Ben bu kitabı sevdim! Evet kitabı satın alırken hiç böyle olduğunu bilmiyordum ve inanın ilk sayfalarda kitabı bırakmak geçti aklımdan. Pek huyum değildir başladığım işi bitirmeden kenara çekilmek, bu sebeple kendimi biraz zorlayarak okumaya devam ettim. Sonuç; iyiki devam etmişim!
Kitabın dili, yani ergenlik çağındaki serseri bir gencin sokak ağzı ile konuşması açıkçası beni o kadar rahatsız etmedi de bu gencin -veya gençlerin demeliyim- insanlara verdiği zararlar gözümün önünde fazla canlanınca ben bir miktar rahatsızlık duydum. Bu kitabın filmini izlemedim, izlemek ister miyim? HAYIR! Aslına bakarsanız kitaptaki kötü olayların göz önünde canlanması filmden daha etkilidir diye düşünüyorum. Hayal gücü çok tehlikeli bir şey arkadaşlar. Kitap kendi hayal gücümüz ile canlandırdığımız görüntüler iken film başkasının kendi hayal gücünü bize izletmesi bana göre. Bu yüzden kitabını okuduktan sonra filme gerek görmüyorum ve izlemeyi uygun da bulmuyorum.
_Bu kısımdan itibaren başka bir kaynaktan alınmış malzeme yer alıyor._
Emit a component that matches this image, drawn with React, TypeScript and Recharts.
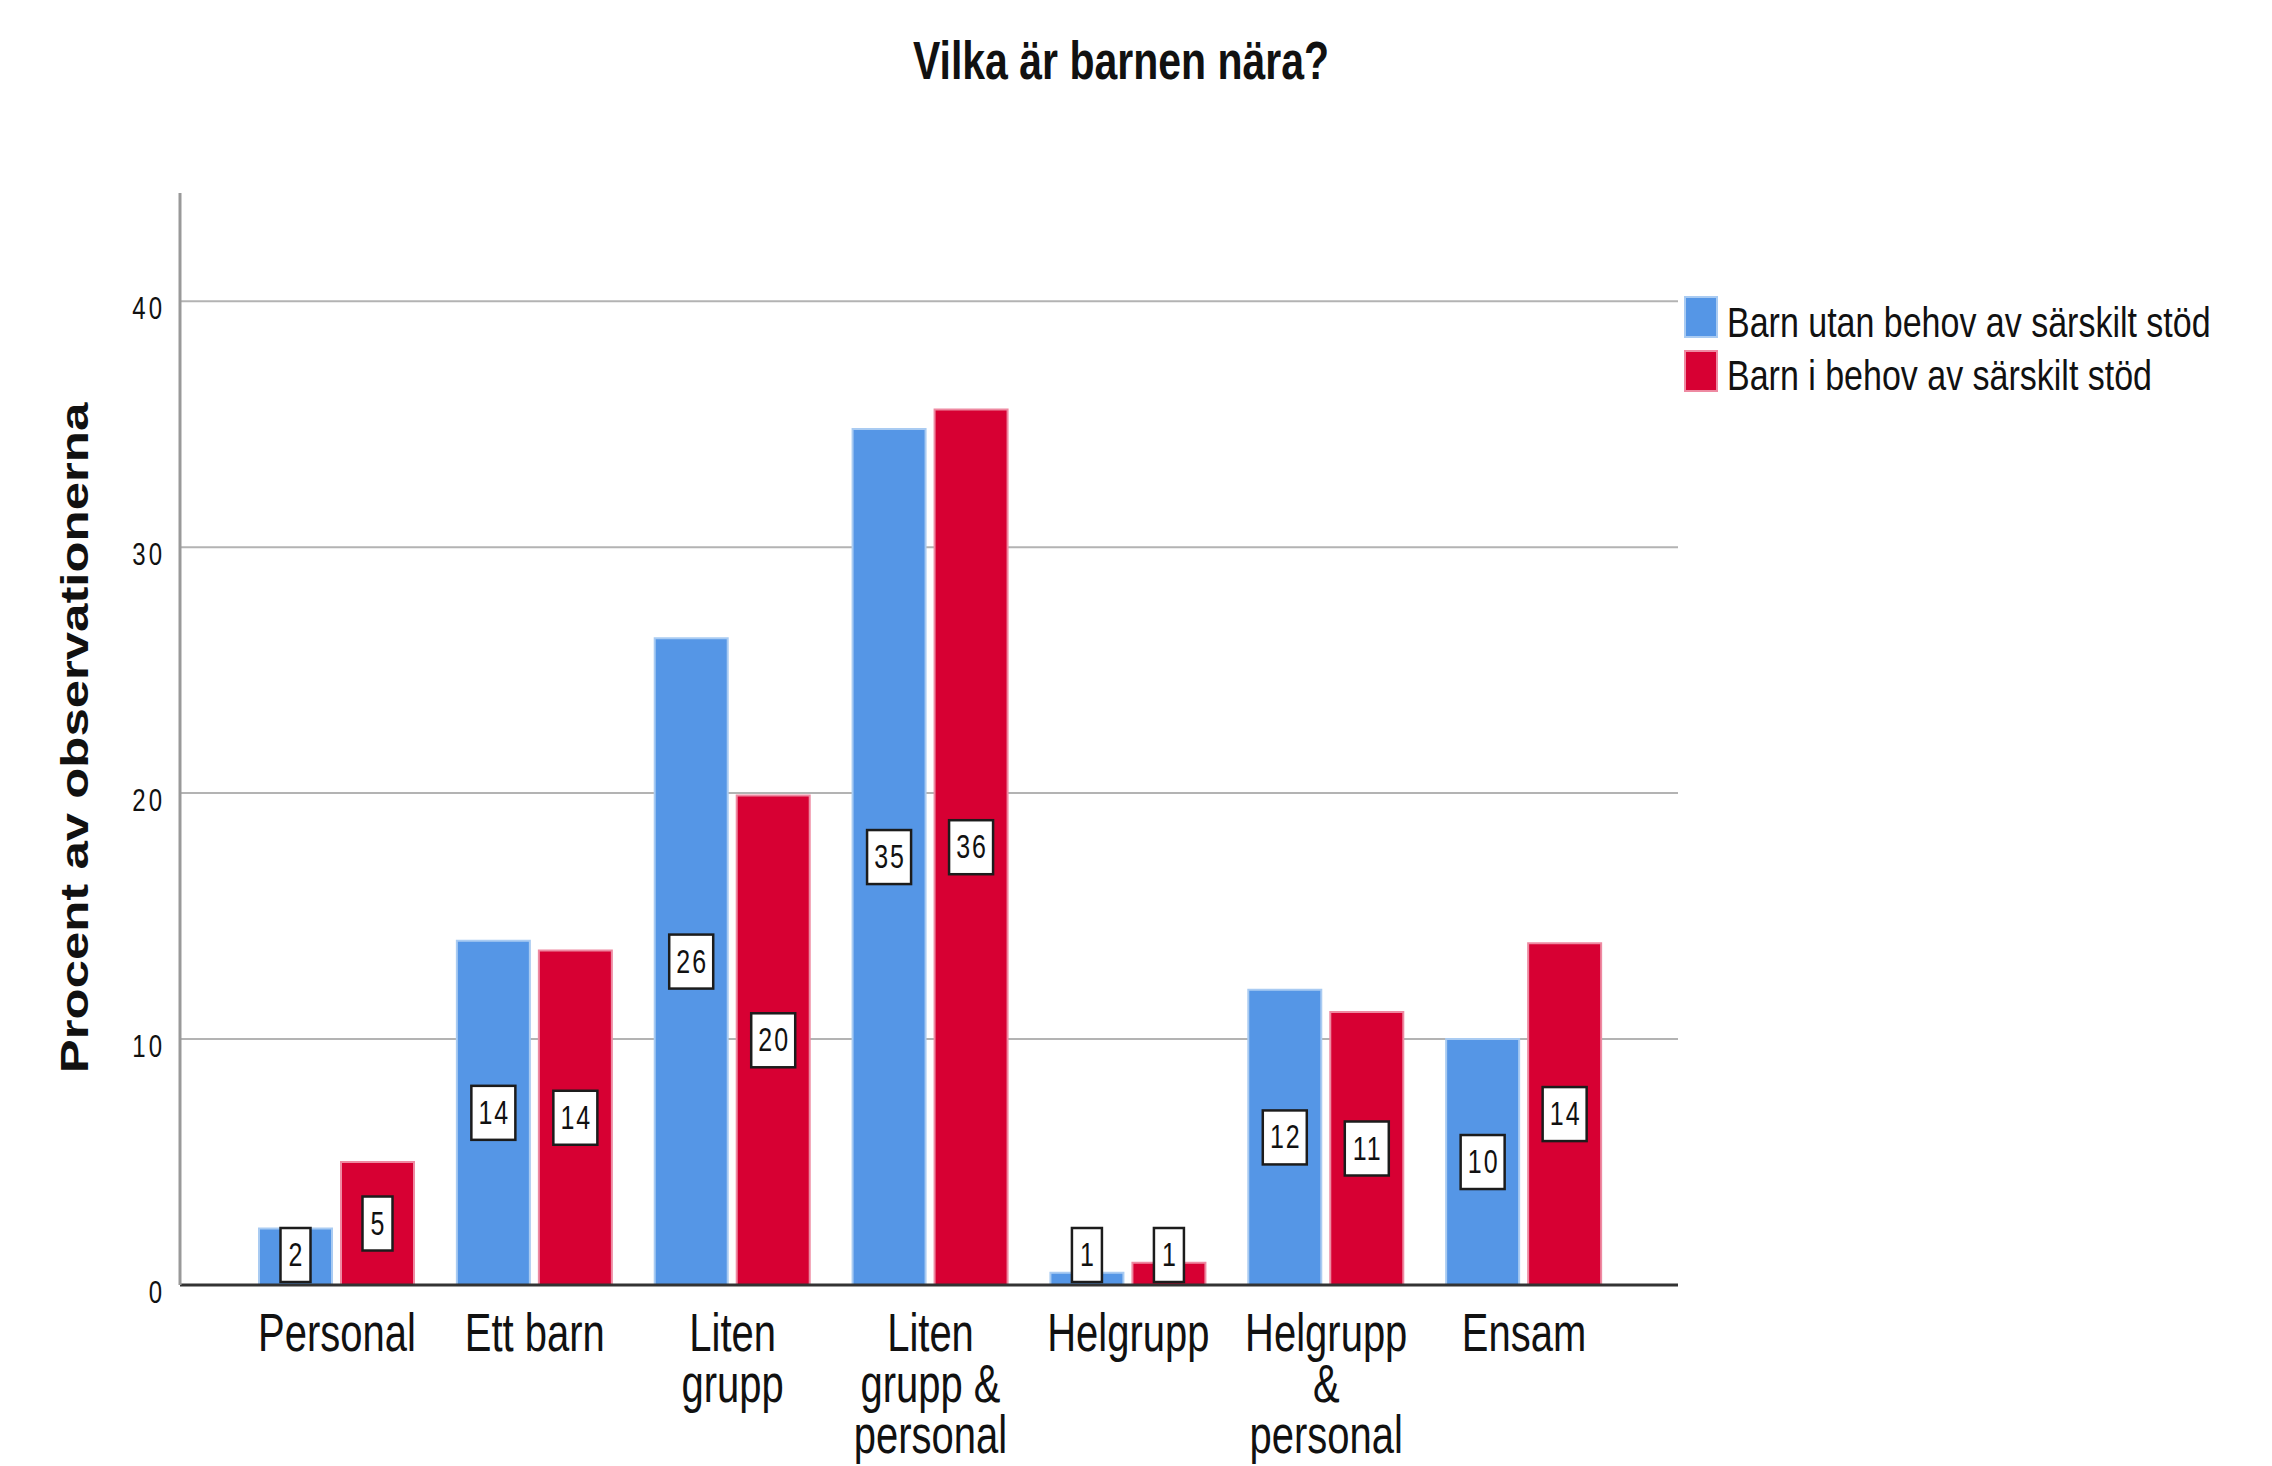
import { Bar, BarChart, CartesianGrid, LabelList, Legend, XAxis, YAxis } from 'recharts'

const W = 2272
const H = 1466
const FONT = '"Liberation Sans", Arial, sans-serif'
const STRETCH = 1.32

const categories = [
  'Personal',
  'Ett barn',
  'Liten\ngrupp',
  'Liten\ngrupp &\npersonal',
  'Helgrupp',
  'Helgrupp\n&\npersonal',
  'Ensam',
]
const utanStod = [2.3, 14.0, 26.3, 34.8, 0.5, 12.0, 10.0]
const iBehovStod = [5.0, 13.6, 19.9, 35.6, 0.9, 11.1, 13.9]
const yTicks = [0, 10, 20, 30, 40]
const gridValues = [10, 20, 30, 40]

const seriesNames = ['Barn utan behov av särskilt stöd', 'Barn i behov av särskilt stöd']
const BLUE = '#5596e6'
const RED = '#d70033'

const data = categories.map((c, i) => ({ name: c, utan: utanStod[i], behov: iBehovStod[i] }))

const YTick = ({ x, y, payload }: any) => (
  <g transform={`translate(${x},${y + 18}) scale(1,${STRETCH})`}>
    <text textAnchor="end" fontSize={24} letterSpacing={3} fill="#111" fontFamily={FONT}>
      {payload.value}
    </text>
  </g>
)

const XTick = ({ x, y, payload }: any) => {
  const lines = String(payload.value).split('\n')
  return (
    <g transform={`translate(${x},${y + 66}) scale(1,${STRETCH})`}>
      {lines.map((l, i) => (
        <text key={i} y={(i * 51) / STRETCH} textAnchor="middle" fontSize={40} fill="#111" fontFamily={FONT}>
          {l}
        </text>
      ))}
    </g>
  )
}

const ValueLabel = (props: any) => {
  const vb = props.viewBox || props
  const { x, y, width, height } = vb
  const txt = String(Math.round(Number(props.value)))
  const bw = txt.length > 1 ? 44 : 30
  const bh = 54
  const cx = x + width / 2
  const cy = Math.min(y + height / 2, y + height - 30)
  return (
    <g>
      <rect x={cx - bw / 2} y={cy - bh / 2} width={bw} height={bh} fill="#fff" stroke="#1c1c1c" strokeWidth={2.5} />
      <g transform={`translate(${cx + 1},${cy + 11}) scale(1,${STRETCH})`}>
        <text textAnchor="middle" fontSize={25} letterSpacing={2} fill="#111" fontFamily={FONT}>
          {txt}
        </text>
      </g>
    </g>
  )
}

const LegendBox = () => (
  <svg width={590} height={110} style={{ display: 'block' }}>
    {[BLUE, RED].map((c, i) => (
      <g key={i}>
        <rect x={6} y={4 + i * 54} width={32} height={40} fill={c} stroke={i === 0 ? '#a9cbf2' : '#ee8aa2'} strokeWidth={2} />
        <g transform={`translate(48,${44 + i * 53}) scale(1,1.26)`}>
          <text fontSize={34} fill="#111" fontFamily={FONT}>
            {seriesNames[i]}
          </text>
        </g>
      </g>
    ))}
  </svg>
)

export default function App() {
  return (
    <div style={{ position: 'absolute', left: 0, top: 0, width: W, height: H, background: '#fff' }}>
      <BarChart
        width={W}
        height={H}
        data={data}
        margin={{ top: 193, right: 594, bottom: 180, left: 179 }}
        barGap={9}
      >
        <CartesianGrid vertical={false} horizontalValues={gridValues} stroke="#b3b3b3" strokeWidth={2} />
        <XAxis
          dataKey="name"
          height={1}
          tickSize={0}
          tickMargin={0}
          interval={0}
          padding={{ left: 58, right: 55 }}
          axisLine={{ stroke: '#333', strokeWidth: 3 }}
          tickLine={false}
          tick={<XTick />}
        />
        <YAxis
          width={1}
          domain={[0, 44.4]}
          ticks={yTicks}
          tickSize={0}
          tickMargin={15}
          axisLine={{ stroke: '#999', strokeWidth: 3 }}
          tickLine={false}
          tick={<YTick />}
        />
        <Legend
          layout="vertical"
          align="center"
          verticalAlign="middle"
          wrapperStyle={{ top: 293, left: 1679, width: 590, height: 110 }}
          content={() => <LegendBox />}
        />
        <Bar dataKey="utan" name={seriesNames[0]} fill={BLUE} stroke="#a9cbf2" strokeWidth={2} barSize={73} isAnimationActive={false}>
          <LabelList dataKey="utan" content={<ValueLabel />} />
        </Bar>
        <Bar dataKey="behov" name={seriesNames[1]} fill={RED} stroke="#ee8aa2" strokeWidth={2} barSize={73} isAnimationActive={false}>
          <LabelList dataKey="behov" content={<ValueLabel />} />
        </Bar>
      </BarChart>
      <svg width={W} height={H} style={{ position: 'absolute', left: 0, top: 0, pointerEvents: 'none' }}>
        <g transform={`translate(1121,79) scale(1,1.33)`}>
          <text textAnchor="middle" fontWeight="bold" fontSize={41} fill="#111" fontFamily={FONT}>
            Vilka är barnen nära?
          </text>
        </g>
        <g transform="translate(88,738) rotate(-90) scale(1.34,1)">
          <text textAnchor="middle" fontWeight="bold" fontSize={38} fill="#111" fontFamily={FONT}>
            Procent av observationerna
          </text>
        </g>
      </svg>
    </div>
  )
}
İçerik olarak bir gencin başına gelen travmatik olayları ele almış ve kitap bu gencin ağzından yazılmış. Konu için, kötülük etmiş bir insanın başına gelen bazı acı olaylar ve bunların sonuçları diyebilirim genel olarak. Aslına bakarsanız ben sanırım biraz sert düşünüyorum ama hepimiz 15 yaşında olduk ve kimseye böyle kötülük etmedik, kitabı okurken ben Alex'e bol bol sinirlenip yaşadıklarına da asla üzülmedim. İnsanlara çok zarar verdin seni küçük domuzcuk :)
Kitaba dair kendime bir not düştüm. Bu kitap evet çok güzel bir kitap, gerçek bir kitap. Ama okuyucunun yaş grubu çok önemli. Ortaokul çağındaki gençlerin eline geçmemeli hatta bence lisede bile gerek yok. Tamam internet, televizyon her şeyi gözler önüne seriyor olabilir ama bir kitap insanı çok farklı etkiler ben buna inanıyorum. Kaba tabirle eşeğin aklına karpuz kabuğu kaçırmaya lüzum yok, kitabı çocukların ulaşamayacağı yerlere koyunuz efendim. Ama okuyun mu, okuyun kesinlikle.